REPUBLIKA.CO.ID, JAKARTA -- Federasi Serikat Guru Indonesia (FSGI) memberi masukan kepada Kementerian Pendidikan, Kebudayaan Riset, dan Teknologi (Kemendikbudristek) dan pemerintah daerah (Pemda) soal pembelajaran tatap muka (PTM) terbatas. Sekjen FSGI Heru Purnomo mengatakan Kemendikbudristek dianjurkan segera melakukan rapat evaluasi soal 118 ribu sekolah di wilayah Pemberlakuan Pembatasan Kegiatan Masyarakat (PPKM) level 1-3 yang telah menggelar PTM terbatas.
Hal ini dilakukan supaya mengetahui ada contoh baik dan contoh buruk yang berdampak pada klaster sekolah sehingga itu bisa menjadi pelajaran bagi semua satuan pendidikan. Selain itu, FSGI mendorong pengawasan gugus tugas daerah dan dinas agar dapat mengontrol penerapan 3M, yaitu memakai masker, mencuci tangan, dan menjaga jarak.
“FSGI mendapat laporan dari sejumlah Serikat Guru Indonesia (SEGI/SGI) daerah terjadi sejumlah pelanggaran protokol kesehatan terutama 3M. Di antaranya, masker diletakkan di dagu, masker digantungkan di leher, tempat cuci tangan yang tidak disertai air mengalir dan sabun, bahkan sebagian guru dan siswa tidak bermasker,” kata Heru dalam keterangan pers yang diterima Republika.co.id, Ahad (26/9).

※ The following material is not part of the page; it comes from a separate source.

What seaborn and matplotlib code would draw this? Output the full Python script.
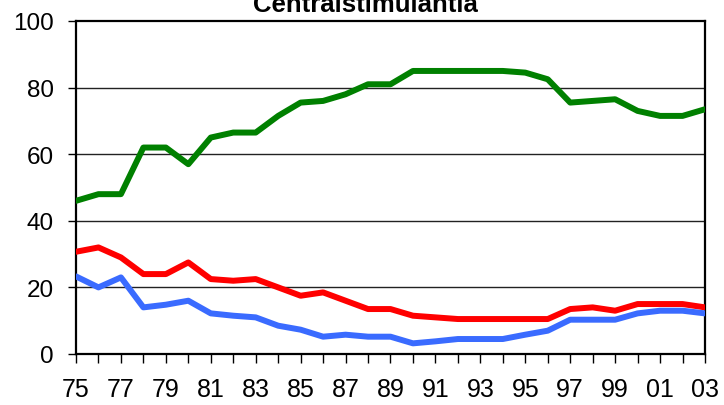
import pandas as pd
import seaborn as sns
import matplotlib.pyplot as plt
from matplotlib.ticker import MultipleLocator

# 数据
years = ["75", "76", "77", "78", "79", "80", "81", "82", "83", "84",
         "85", "86", "87", "88", "89", "90", "91", "92", "93", "94",
         "95", "96", "97", "98", "99", "00", "01", "02", "03"]
green_vals = [46, 48, 48, 62, 62, 57, 65, 66.5, 66.5, 71.5,
              75.5, 76, 78, 81, 81, 85, 85, 85, 85, 85,
              84.5, 82.5, 75.5, 76, 76.5, 73, 71.5, 71.5, 73.5]
red_vals = [30.7, 32, 29, 24, 24, 27.5, 22.5, 22, 22.5, 20,
            17.5, 18.5, 16, 13.5, 13.5, 11.5, 11, 10.5, 10.5, 10.5,
            10.5, 10.5, 13.5, 14, 13, 15, 15, 15, 14]
blue_vals = [23.3, 20, 23, 14, 14.8, 16, 12.2, 11.5, 11, 8.5,
             7.3, 5.2, 5.8, 5.2, 5.2, 3.2, 3.8, 4.5, 4.5, 4.5,
             5.8, 7, 10.3, 10.3, 10.3, 12.2, 13, 13, 12.2]
series_names = ["green", "red", "blue"]
colors = {"green": "#008000", "red": "#FF0000", "blue": "#3A6BFF"}
title = "Centralstimulantia"

rows = []
for name, vals in zip(series_names, [green_vals, red_vals, blue_vals]):
    for i, v in enumerate(vals):
        rows.append({"x": i, "value": v, "serie": name})
df = pd.DataFrame(rows)

sns.set_style("white")
plt.rcParams['font.family'] = ['Liberation Sans', 'DejaVu Sans']
plt.rcParams['text.color'] = 'black'
plt.rcParams['xtick.color'] = 'black'
plt.rcParams['ytick.color'] = 'black'

fig = plt.figure(figsize=(7.24, 4.06), dpi=100)
ax = fig.add_axes([76 / 724, 1 - 355 / 406, 629 / 724, 333 / 406])

# 横向网格线
for y in [20, 40, 60, 80]:
    ax.axhline(y, color="#222222", lw=1, zorder=0)

sns.lineplot(data=df, x="x", y="value", hue="serie", palette=colors,
             linewidth=4.3, legend=False, ax=ax, zorder=3)

ax.set_xlim(0, len(years) - 1)
ax.set_ylim(0, 100)
ax.set_xlabel("")
ax.set_ylabel("")

ax.xaxis.set_major_locator(MultipleLocator(2))
ax.xaxis.set_minor_locator(MultipleLocator(1))
ax.set_xticklabels([years[int(t)] if 0 <= int(t) < len(years) else "" for t in ax.get_xticks()])
ax.set_yticks([0, 20, 40, 60, 80, 100])

ax.tick_params(axis="x", which="both", direction="out", length=6.5, width=1,
               color="black", labelcolor="black", labelsize=18, pad=10, bottom=True)
ax.tick_params(axis="y", direction="out", length=6, width=1, color="black",
               labelcolor="black", labelsize=17.5, pad=10, left=True)

for sp in ax.spines.values():
    sp.set_color("black")
    sp.set_linewidth(1.6)
    sp.set_visible(True)

fig.text(365 / 724, 1 - 12 / 406, title, ha="center", va="baseline",
         fontsize=18.5, fontweight="bold", color="black")

fig.savefig("out.png", dpi=100)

Tak hanya itu, FSGI juga mendorong percepatan dan pemerataan distribusi vaksinasi anak usia 12 hingga 17 tahun karena masih rendahnya capaian vaksinasi di wilayah luar Jawan dan pedesaan. Untuk jenjang pendidikan PAUD, TK, dan SD kelas 1-3, FSGI merekomendasikan agar Pemda tidak menggelar PTM mengingat rentannya penularan dan anak-anak dalam usia itu belum divaksin.
Pemda diminta untuk melakukan penguatan 3T, yaitu testing, tracing, dan treatment agar angka positivity rate terlihat yang menggambarkan kondisi sesungguhnya suatu wilayah. Menurut Organisasi Kesehatan Dunia (WHO), angka positivity rate yang baik adalah di bawah lima persen dan aman untuk PTM.
Lebih lanjut, Heru mengatakan FSGI menyarankan untuk sementara waktu tidak menggunakan ketentuan harus memiliki ijazah TK saat akan mendaftar jenjang pendidikan SD. “Ini dilakukan supaya orang tua tidak menyekolahkan anak di TK selama pandemi karena alasan ekonomi dan pilih mengajarkan anak sendiri daripada harus melalui sekolah daring,” ujar dia.